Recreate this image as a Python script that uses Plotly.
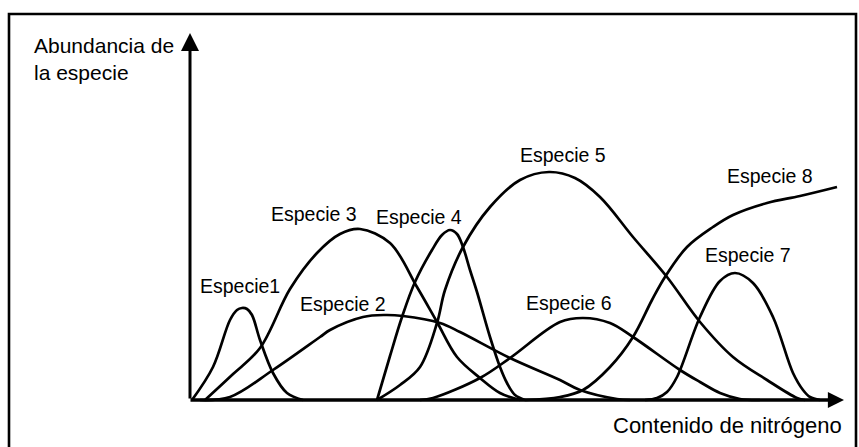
import plotly.graph_objects as go

# Schematic data (nitrogen content units on x, abundance units on y)
sp1_x = [2, 23, 40, 47, 52, 57, 62, 70, 83, 97, 113]
sp1_y = [0, 33, 80, 90, 92, 91, 85, 60, 27, 7, 0]

sp2_x = [10, 40, 83, 130, 140, 173, 195, 213, 250, 270, 320, 370, 390, 427, 440]
sp2_y = [0, 3, 30, 63, 70, 83, 85, 84, 77, 68, 42, 20, 10, 1, 0]

sp3_x = [15, 42, 70, 100, 127, 150, 170, 200, 227, 247, 267, 290, 310, 330]
sp3_y = [0, 25, 52, 111, 147, 166, 171, 157, 113, 78, 43, 22, 7, 0]

sp4_x = [187, 200, 212, 225, 242, 252, 260, 267, 273, 280, 287, 300, 310, 317, 325, 335]
sp4_y = [0, 44, 83, 118, 150, 165, 170, 166, 153, 130, 108, 63, 33, 17, 5, 0]

sp5_x = [187, 210, 230, 247, 255, 273, 300, 330, 359, 385, 410, 443, 477, 510, 543, 577, 607, 615]
sp5_y = [0, 15, 33, 77, 110, 153, 193, 220, 228, 222, 203, 163, 123, 78, 43, 20, 2, 0]

sp6_x = [230, 243, 290, 320, 370, 393, 420, 443, 490, 510, 530, 550, 570]
sp6_y = [0, 2, 22, 42, 78, 82, 77, 63, 30, 18, 7, 1, 0]

sp7_x = [455, 467, 477, 487, 510, 530, 545, 563, 583, 603, 613, 620, 630]
sp7_y = [0, 2, 8, 23, 83, 119, 127, 117, 83, 27, 10, 3, 0]

sp8_x = [335, 370, 393, 420, 443, 462, 475, 497, 523, 543, 577, 610, 647]
sp8_y = [0, 3, 10, 33, 63, 100, 123, 153, 173, 185, 197, 204, 213]

labels = ["Especie1", "Especie 2", "Especie 3", "Especie 4",
          "Especie 5", "Especie 6", "Especie 7", "Especie 8"]
label_x = [50, 153, 124, 229, 373, 379, 558, 580]
label_y = [114, 96, 186, 183, 245, 97, 145, 224]

y_title = "Abundancia de<br>la especie"
x_title = "Contenido de nitrógeno"

FONT = "Liberation Sans, Arial, Helvetica, sans-serif"

series = [(sp1_x, sp1_y), (sp2_x, sp2_y), (sp3_x, sp3_y), (sp4_x, sp4_y),
          (sp5_x, sp5_y), (sp6_x, sp6_y), (sp7_x, sp7_y), (sp8_x, sp8_y)]

fig = go.Figure()
for (xs, ys), name in zip(series, labels):
    fig.add_trace(go.Scatter(x=xs, y=ys, mode="lines", name=name,
                             line=dict(color="black", width=2.7, shape="spline", smoothing=1.0),
                             hoverinfo="skip", showlegend=False))

annotations = []
for t, lx, ly in zip(labels, label_x, label_y):
    annotations.append(dict(x=lx, y=ly, xref="x", yref="y", text=t, showarrow=False,
                            xanchor="center", yanchor="middle",
                            font=dict(family=FONT, size=19.5, color="black")))

# axes drawn as arrows
annotations.append(dict(x=0, y=367, ax=0, ay=0, xref="x", yref="y", axref="x", ayref="y",
                        text="", showarrow=True, arrowhead=2, arrowwidth=3, arrowsize=1.2,
                        arrowcolor="black", standoff=0))
annotations.append(dict(x=654, y=0, ax=-1, ay=0, xref="x", yref="y", axref="x", ayref="y",
                        text="", showarrow=True, arrowhead=2, arrowwidth=3.4, arrowsize=0.95,
                        arrowcolor="black", standoff=0))

annotations.append(dict(x=-158, y=368, xref="x", yref="y", text=y_title, showarrow=False,
                        xanchor="left", yanchor="top", align="left",
                        font=dict(family=FONT, size=21, color="black")))
annotations.append(dict(x=537, y=-25, xref="x", yref="y", text=x_title, showarrow=False,
                        xanchor="center", yanchor="middle",
                        font=dict(family=FONT, size=22, color="black")))

fig.update_layout(
    width=859, height=447, autosize=False,
    margin=dict(l=0, r=0, t=0, b=0),
    paper_bgcolor="white", plot_bgcolor="white",
    xaxis=dict(range=[-190, 669], visible=False, fixedrange=True),
    yaxis=dict(range=[-47, 400], visible=False, fixedrange=True),
    annotations=annotations,
    shapes=[dict(type="rect", xref="paper", yref="paper",
                 x0=9 / 859, x1=856 / 859, y0=-0.1, y1=1 - 14 / 447,
                 line=dict(color="black", width=2.6))],
)

fig.write_html("out.html", config={"displayModeBar": False, "staticPlot": True},
               post_script="document.body.style.margin='0';document.body.style.overflow='hidden';")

===

__Work to do__
Return exactly what appears from the opening line of the material through the line with "197, 204, 213]", apart from the pictures.

__The solution__
Recreate this image as a Python script that uses Plotly.
import plotly.graph_objects as go

# Schematic data (nitrogen content units on x, abundance units on y)
sp1_x = [2, 23, 40, 47, 52, 57, 62, 70, 83, 97, 113]
sp1_y = [0, 33, 80, 90, 92, 91, 85, 60, 27, 7, 0]

sp2_x = [10, 40, 83, 130, 140, 173, 195, 213, 250, 270, 320, 370, 390, 427, 440]
sp2_y = [0, 3, 30, 63, 70, 83, 85, 84, 77, 68, 42, 20, 10, 1, 0]

sp3_x = [15, 42, 70, 100, 127, 150, 170, 200, 227, 247, 267, 290, 310, 330]
sp3_y = [0, 25, 52, 111, 147, 166, 171, 157, 113, 78, 43, 22, 7, 0]

sp4_x = [187, 200, 212, 225, 242, 252, 260, 267, 273, 280, 287, 300, 310, 317, 325, 335]
sp4_y = [0, 44, 83, 118, 150, 165, 170, 166, 153, 130, 108, 63, 33, 17, 5, 0]

sp5_x = [187, 210, 230, 247, 255, 273, 300, 330, 359, 385, 410, 443, 477, 510, 543, 577, 607, 615]
sp5_y = [0, 15, 33, 77, 110, 153, 193, 220, 228, 222, 203, 163, 123, 78, 43, 20, 2, 0]

sp6_x = [230, 243, 290, 320, 370, 393, 420, 443, 490, 510, 530, 550, 570]
sp6_y = [0, 2, 22, 42, 78, 82, 77, 63, 30, 18, 7, 1, 0]

sp7_x = [455, 467, 477, 487, 510, 530, 545, 563, 583, 603, 613, 620, 630]
sp7_y = [0, 2, 8, 23, 83, 119, 127, 117, 83, 27, 10, 3, 0]

sp8_x = [335, 370, 393, 420, 443, 462, 475, 497, 523, 543, 577, 610, 647]
sp8_y = [0, 3, 10, 33, 63, 100, 123, 153, 173, 185, 197, 204, 213]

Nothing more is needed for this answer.